EXERCISE TASK: Everything in the listing except the pictures should be written out exactly.
◇ ◇ ◇ ◇ ◇ ◇ ◇
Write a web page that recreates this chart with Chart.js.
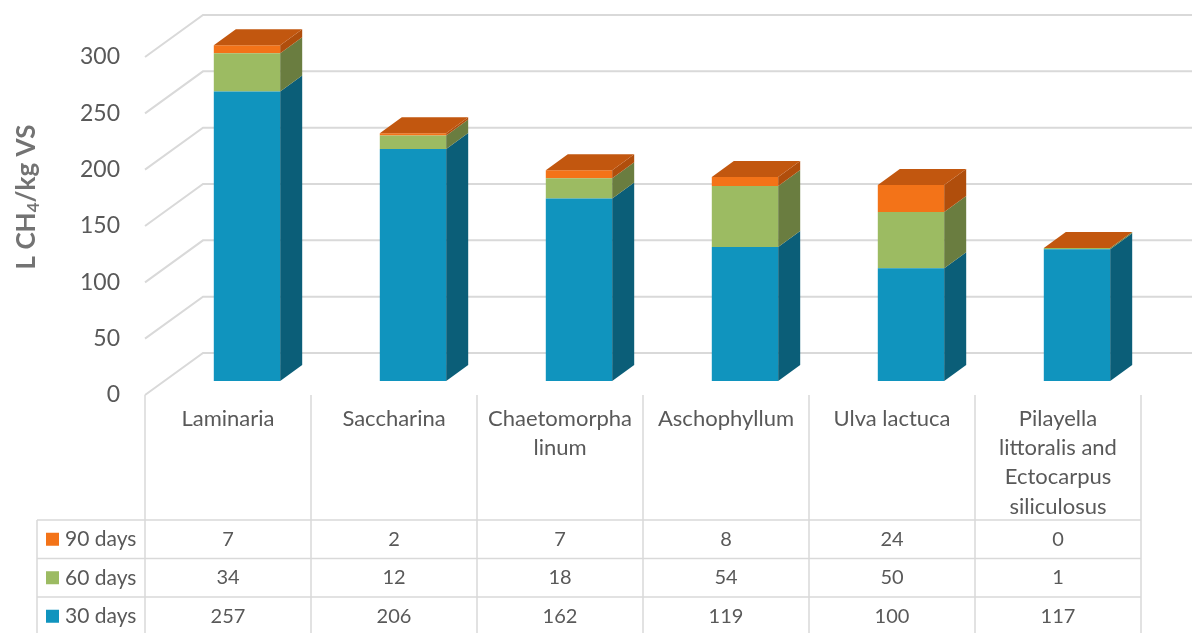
<!DOCTYPE html>
<html>
<head>
<meta charset="utf-8">
<script src="https://cdn.jsdelivr.net/npm/chart.js@4.4.1/dist/chart.umd.min.js"></script>
<style>
  html, body { margin: 0; padding: 0; background: #fff; }
  #wrap { width: 1192px; height: 633px; }
</style>
</head>
<body>
<div id="wrap"><canvas id="methaneChart"></canvas></div>
<script>
// data
const categories = [
  ['Laminaria'],
  ['Saccharina'],
  ['Chaetomorpha', 'linum'],
  ['Aschophyllum'],
  ['Ulva lactuca'],
  ['Pilayella', 'littoralis and', 'Ectocarpus', 'siliculosus']
];
const seriesNames = ['30 days', '60 days', '90 days'];
const days30 = [257, 206, 162, 119, 100, 117];
const days60 = [34, 12, 18, 54, 50, 1];
const days90 = [7, 2, 7, 8, 24, 0];
const yTicks = [0, 50, 100, 150, 200, 250, 300];

const FONT = 'Lato, "Noto Sans", sans-serif';
const TEXT = '#595959';
const GRID = '#d9d9d9';

// fake 3D: oblique offsets
const WALL = { dx: 58, dy: -42 };
const BAR_OFF = { dx: 19, dy: -14 };
const BAR_DEPTH = { dx: 22, dy: -16 };

const colors = [
  { front: '#1094be', side: '#0b5e78' },
  { front: '#9cbb62', side: '#6a7d40' },
  { front: '#f37318', side: '#b04e0c' }
];
const topColor = '#c2570f';

const threeD = {
  id: 'threeD',
  beforeDatasetsDraw(chart) {
    const { ctx, chartArea: a, scales: { y } } = chart;
    ctx.save();
    ctx.strokeStyle = GRID;
    ctx.lineWidth = 2;
    yTicks.forEach(v => {
      const py = y.getPixelForValue(v);
      ctx.beginPath();
      ctx.moveTo(a.left, py);
      ctx.lineTo(a.left + WALL.dx, py + WALL.dy);
      ctx.lineTo(chart.width, py + WALL.dy);
      ctx.stroke();
    });
    ctx.restore();
    ctx.save();
    ctx.translate(BAR_OFF.dx, BAR_OFF.dy);
  },
  afterDatasetsDraw(chart) {
    const ctx = chart.ctx;
    const n = chart.data.datasets.length;
    chart.data.datasets.forEach((ds, di) => {
      chart.getDatasetMeta(di).data.forEach(bar => {
        const p = bar.getProps(['x', 'y', 'base', 'width'], true);
        const r = p.x + p.width / 2;
        ctx.fillStyle = colors[di].side;
        ctx.beginPath();
        ctx.moveTo(r, p.y);
        ctx.lineTo(r + BAR_DEPTH.dx, p.y + BAR_DEPTH.dy);
        ctx.lineTo(r + BAR_DEPTH.dx, p.base + BAR_DEPTH.dy);
        ctx.lineTo(r, p.base);
        ctx.closePath();
        ctx.fill();
      });
    });
    chart.getDatasetMeta(n - 1).data.forEach(bar => {
      const p = bar.getProps(['x', 'y', 'width'], true);
      const l = p.x - p.width / 2, r = p.x + p.width / 2;
      ctx.fillStyle = topColor;
      ctx.beginPath();
      ctx.moveTo(l, p.y);
      ctx.lineTo(l + BAR_DEPTH.dx, p.y + BAR_DEPTH.dy);
      ctx.lineTo(r + BAR_DEPTH.dx, p.y + BAR_DEPTH.dy);
      ctx.lineTo(r, p.y);
      ctx.closePath();
      ctx.fill();
    });
    ctx.restore();
  },
  afterDraw(chart) {
    const { ctx, chartArea: a, scales: { x } } = chart;
    const rowTop = 520, rowH = 38.5;
    const rows = [
      { name: seriesNames[2], vals: days90, c: colors[2].front },
      { name: seriesNames[1], vals: days60, c: colors[1].front },
      { name: seriesNames[0], vals: days30, c: colors[0].front }
    ];
    const colW = (a.right - a.left) / categories.length;
    ctx.save();
    ctx.strokeStyle = GRID;
    ctx.lineWidth = 1.5;
    // vertical separators
    for (let i = 0; i <= categories.length; i++) {
      const px = a.left + i * colW;
      ctx.beginPath();
      ctx.moveTo(px, a.bottom);
      ctx.lineTo(px, chart.height);
      ctx.stroke();
    }
    ctx.beginPath();
    ctx.moveTo(37, rowTop);
    ctx.lineTo(37, chart.height);
    ctx.stroke();
    for (let r = 0; r <= rows.length; r++) {
      const py = rowTop + r * rowH;
      ctx.beginPath();
      ctx.moveTo(37, py);
      ctx.lineTo(a.right, py);
      ctx.stroke();
    }
    ctx.textBaseline = 'middle';
    rows.forEach((row, r) => {
      const cy = rowTop + r * rowH + rowH / 2;
      ctx.fillStyle = row.c;
      ctx.fillRect(46, cy - 6.5, 13, 13);
      ctx.fillStyle = TEXT;
      ctx.textAlign = 'left';
      ctx.font = '21px ' + FONT;
      ctx.fillText(row.name, 65, cy);
      ctx.textAlign = 'center';
      ctx.font = '20px ' + FONT;
      row.vals.forEach((v, i) => ctx.fillText(String(v), x.getPixelForValue(i), cy));
    });
    // axis title with subscript
    ctx.translate(27, 197);
    ctx.rotate(-Math.PI / 2);
    ctx.fillStyle = '#737373';
    ctx.textBaseline = 'middle';
    ctx.textAlign = 'left';
    const big = 'bold 26px ' + FONT, small = 'bold 17px ' + FONT;
    ctx.font = big;
    const w1 = ctx.measureText('L CH').width;
    const w3 = ctx.measureText('/kg VS').width;
    ctx.font = small;
    const w2 = ctx.measureText('4').width;
    let sx = -(w1 + w2 + w3) / 2;
    ctx.font = big;
    ctx.fillText('L CH', sx, 0);
    ctx.font = small;
    ctx.fillText('4', sx + w1, 7);
    ctx.font = big;
    ctx.fillText('/kg VS', sx + w1 + w2, 0);
    ctx.restore();
  }
};

const datasets = [days30, days60, days90].map((vals, i) => ({
  label: seriesNames[i],
  data: vals,
  backgroundColor: colors[i].front,
  borderWidth: 0,
  clip: false
}));

new Chart(document.getElementById('methaneChart'), {
  type: 'bar',
  data: { labels: categories, datasets: datasets },
  options: {
    responsive: true,
    maintainAspectRatio: false,
    animation: false,
    layout: { padding: { top: 57, right: 51, left: 0, bottom: 0 } },
    datasets: { bar: { barPercentage: 0.4, categoryPercentage: 1 } },
    plugins: { legend: { display: false }, tooltip: { enabled: false } },
    scales: {
      x: {
        stacked: true,
        grid: { display: false },
        border: { display: false },
        afterFit: s => { s.height = 238; },
        ticks: {
          color: TEXT,
          font: { family: FONT, size: 22, lineHeight: 1.33 },
          padding: 1,
          maxRotation: 0,
          autoSkip: false
        }
      },
      y: {
        stacked: true,
        min: 0,
        max: 300,
        grid: { display: false, drawTicks: false },
        border: { display: false },
        afterFit: s => { s.width = 145; },
        afterBuildTicks: s => { s.ticks = yTicks.map(v => ({ value: v })); },
        ticks: {
          color: TEXT,
          font: { family: FONT, size: 23 },
          padding: 25
        }
      }
    }
  },
  plugins: [threeD]
});
</script>
</body>
</html>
◇ ◇ ◇ ◇ ◇ ◇ ◇
SOLUTION TO THIS TASK:
Write a web page that recreates this chart with Chart.js.
<!DOCTYPE html>
<html>
<head>
<meta charset="utf-8">
<script src="https://cdn.jsdelivr.net/npm/chart.js@4.4.1/dist/chart.umd.min.js"></script>
<style>
  html, body { margin: 0; padding: 0; background: #fff; }
  #wrap { width: 1192px; height: 633px; }
</style>
</head>
<body>
<div id="wrap"><canvas id="methaneChart"></canvas></div>
<script>
// data
const categories = [
  ['Laminaria'],
  ['Saccharina'],
  ['Chaetomorpha', 'linum'],
  ['Aschophyllum'],
  ['Ulva lactuca'],
  ['Pilayella', 'littoralis and', 'Ectocarpus', 'siliculosus']
];
const seriesNames = ['30 days', '60 days', '90 days'];
const days30 = [257, 206, 162, 119, 100, 117];
const days60 = [34, 12, 18, 54, 50, 1];
const days90 = [7, 2, 7, 8, 24, 0];
const yTicks = [0, 50, 100, 150, 200, 250, 300];

const FONT = 'Lato, "Noto Sans", sans-serif';
const TEXT = '#595959';
const GRID = '#d9d9d9';

// fake 3D: oblique offsets
const WALL = { dx: 58, dy: -42 };
const BAR_OFF = { dx: 19, dy: -14 };
const BAR_DEPTH = { dx: 22, dy: -16 };

const colors = [
  { front: '#1094be', side: '#0b5e78' },
  { front: '#9cbb62', side: '#6a7d40' },
  { front: '#f37318', side: '#b04e0c' }
];
const topColor = '#c2570f';

const threeD = {
  id: 'threeD',
  beforeDatasetsDraw(chart) {
    const { ctx, chartArea: a, scales: { y } } = chart;
    ctx.save();
    ctx.strokeStyle = GRID;
    ctx.lineWidth = 2;
    yTicks.forEach(v => {
      const py = y.getPixelForValue(v);
      ctx.beginPath();
      ctx.moveTo(a.left, py);
      ctx.lineTo(a.left + WALL.dx, py + WALL.dy);
      ctx.lineTo(chart.width, py + WALL.dy);
      ctx.stroke();
    });
    ctx.restore();
    ctx.save();
    ctx.translate(BAR_OFF.dx, BAR_OFF.dy);
  },
  afterDatasetsDraw(chart) {
    const ctx = chart.ctx;
    const n = chart.data.datasets.length;
    chart.data.datasets.forEach((ds, di) => {
      chart.getDatasetMeta(di).data.forEach(bar => {
        const p = bar.getProps(['x', 'y', 'base', 'width'], true);
        const r = p.x + p.width / 2;
        ctx.fillStyle = colors[di].side;
        ctx.beginPath();
        ctx.moveTo(r, p.y);
        ctx.lineTo(r + BAR_DEPTH.dx, p.y + BAR_DEPTH.dy);
        ctx.lineTo(r + BAR_DEPTH.dx, p.base + BAR_DEPTH.dy);
        ctx.lineTo(r, p.base);
        ctx.closePath();
        ctx.fill();
      });
    });
    chart.getDatasetMeta(n - 1).data.forEach(bar => {
      const p = bar.getProps(['x', 'y', 'width'], true);
      const l = p.x - p.width / 2, r = p.x + p.width / 2;
      ctx.fillStyle = topColor;
      ctx.beginPath();
      ctx.moveTo(l, p.y);
      ctx.lineTo(l + BAR_DEPTH.dx, p.y + BAR_DEPTH.dy);
      ctx.lineTo(r + BAR_DEPTH.dx, p.y + BAR_DEPTH.dy);
      ctx.lineTo(r, p.y);
      ctx.closePath();
      ctx.fill();
    });
    ctx.restore();
  },
  afterDraw(chart) {
    const { ctx, chartArea: a, scales: { x } } = chart;
    const rowTop = 520, rowH = 38.5;
    const rows = [
      { name: seriesNames[2], vals: days90, c: colors[2].front },
      { name: seriesNames[1], vals: days60, c: colors[1].front },
      { name: seriesNames[0], vals: days30, c: colors[0].front }
    ];
    const colW = (a.right - a.left) / categories.length;
    ctx.save();
    ctx.strokeStyle = GRID;
    ctx.lineWidth = 1.5;
    // vertical separators
    for (let i = 0; i <= categories.length; i++) {
      const px = a.left + i * colW;
      ctx.beginPath();
      ctx.moveTo(px, a.bottom);
      ctx.lineTo(px, chart.height);
      ctx.stroke();
    }
    ctx.beginPath();
    ctx.moveTo(37, rowTop);
    ctx.lineTo(37, chart.height);
    ctx.stroke();
    for (let r = 0; r <= rows.length; r++) {
      const py = rowTop + r * rowH;
      ctx.beginPath();
      ctx.moveTo(37, py);
      ctx.lineTo(a.right, py);
      ctx.stroke();
    }
    ctx.textBaseline = 'middle';
    rows.forEach((row, r) => {
      const cy = rowTop + r * rowH + rowH / 2;
      ctx.fillStyle = row.c;
      ctx.fillRect(46, cy - 6.5, 13, 13);
      ctx.fillStyle = TEXT;
      ctx.textAlign = 'left';
      ctx.font = '21px ' + FONT;
      ctx.fillText(row.name, 65, cy);
      ctx.textAlign = 'center';
      ctx.font = '20px ' + FONT;
      row.vals.forEach((v, i) => ctx.fillText(String(v), x.getPixelForValue(i), cy));
    });
    // axis title with subscript
    ctx.translate(27, 197);
    ctx.rotate(-Math.PI / 2);
    ctx.fillStyle = '#737373';
    ctx.textBaseline = 'middle';
    ctx.textAlign = 'left';
    const big = 'bold 26px ' + FONT, small = 'bold 17px ' + FONT;
    ctx.font = big;
    const w1 = ctx.measureText('L CH').width;
    const w3 = ctx.measureText('/kg VS').width;
    ctx.font = small;
    const w2 = ctx.measureText('4').width;
    let sx = -(w1 + w2 + w3) / 2;
    ctx.font = big;
    ctx.fillText('L CH', sx, 0);
    ctx.font = small;
    ctx.fillText('4', sx + w1, 7);
    ctx.font = big;
    ctx.fillText('/kg VS', sx + w1 + w2, 0);
    ctx.restore();
  }
};

const datasets = [days30, days60, days90].map((vals, i) => ({
  label: seriesNames[i],
  data: vals,
  backgroundColor: colors[i].front,
  borderWidth: 0,
  clip: false
}));

new Chart(document.getElementById('methaneChart'), {
  type: 'bar',
  data: { labels: categories, datasets: datasets },
  options: {
    responsive: true,
    maintainAspectRatio: false,
    animation: false,
    layout: { padding: { top: 57, right: 51, left: 0, bottom: 0 } },
    datasets: { bar: { barPercentage: 0.4, categoryPercentage: 1 } },
    plugins: { legend: { display: false }, tooltip: { enabled: false } },
    scales: {
      x: {
        stacked: true,
        grid: { display: false },
        border: { display: false },
        afterFit: s => { s.height = 238; },
        ticks: {
          color: TEXT,
          font: { family: FONT, size: 22, lineHeight: 1.33 },
          padding: 1,
          maxRotation: 0,
          autoSkip: false
        }
      },
      y: {
        stacked: true,
        min: 0,
        max: 300,
        grid: { display: false, drawTicks: false },
        border: { display: false },
        afterFit: s => { s.width = 145; },
        afterBuildTicks: s => { s.ticks = yTicks.map(v => ({ value: v })); },
        ticks: {
          color: TEXT,
          font: { family: FONT, size: 23 },
          padding: 25
        }
      }
    }
  },
  plugins: [threeD]
});
</script>
</body>
</html>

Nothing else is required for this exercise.